Sometimes when I take off with my 115 Merc outboard and if the engine is trimmed up too much I get the same effect. Are you sure your outdrive is all the way down? Just an easy thought?


----------



## FISHIN 2 (Feb 24, 2004)

Thanks fella's, gonna see where this takes me. Hope it's not too bad of a job. Mike:yikes:


----------



## Sixshooter (Mar 16, 2003)

I would say first verify the prop hub hasn't spun. That is the cheapest thing to do. 

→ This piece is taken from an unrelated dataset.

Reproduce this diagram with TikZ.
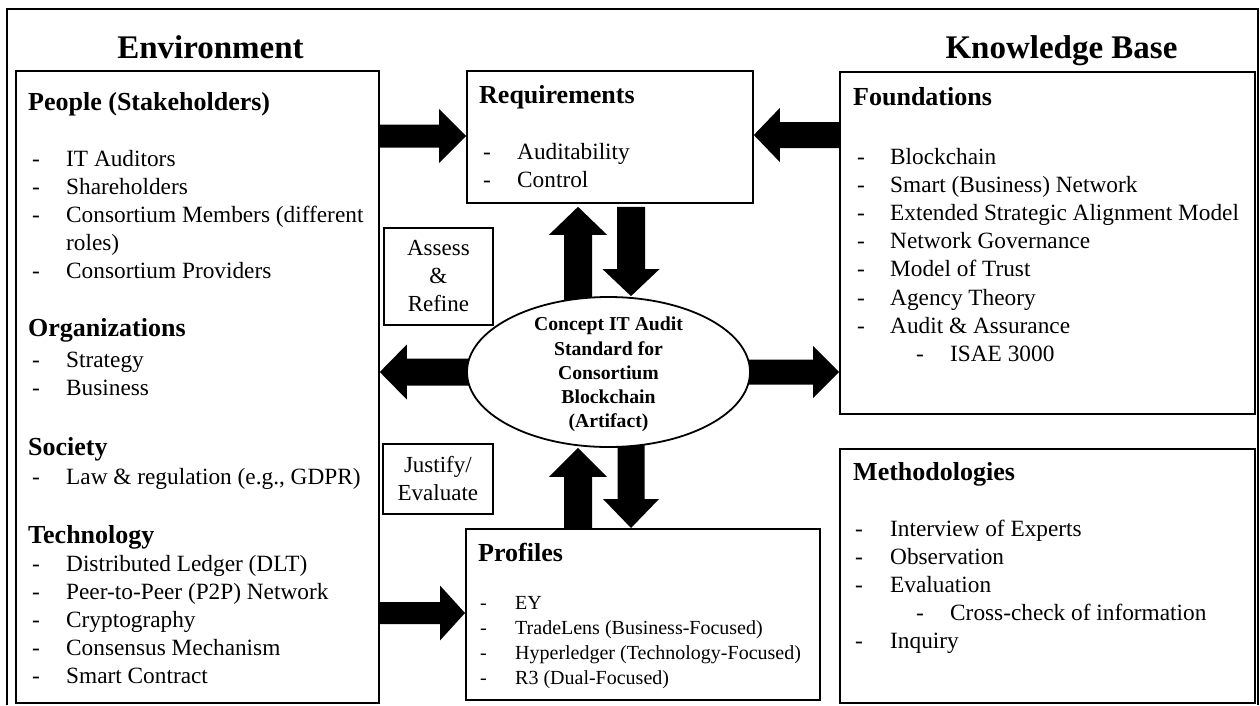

I spun two props in one summer...DOH...Of course both of them were very old so the rubber was dry rotted a bit. But I would check the prop rubber first. If you have a spare prop try that.


----------



## FISHIN 2 (Feb 24, 2004)

We have already tried the spare prop, it sounded the same. Thought maybe spare was bad, so we borrowed a prop off of a usable boat, did the same thing. Not that simple. Gonna check the coupler. Thanks, Mike


----------



## Duckman1 (Oct 14, 2004)

It may not be the coupler. I had a similar problem with my mercruiser I/O.

It would go along fine at low RPM then run it up on plane and it would start to rev up and fall back down. RPM's all over the place on the tach.

It turned out to be some electrical problems mostly due to needing electric ignition and plug wires. May want to have both coupler and rotor/ignition checked out.

Good luck!


----------



## waterfoul (May 18, 2005)

Hey, what year is this outdrive/boat/motor???


----------



## FISHIN 2 (Feb 24, 2004)

Boat is a 1970, CRUISER, 350 motor, mercruiser outdrive. Tach revved up and I shut it down, not giving it a chance to go up and down to answerd mans Q. It was a constant rpm. Thanks though. Mike


----------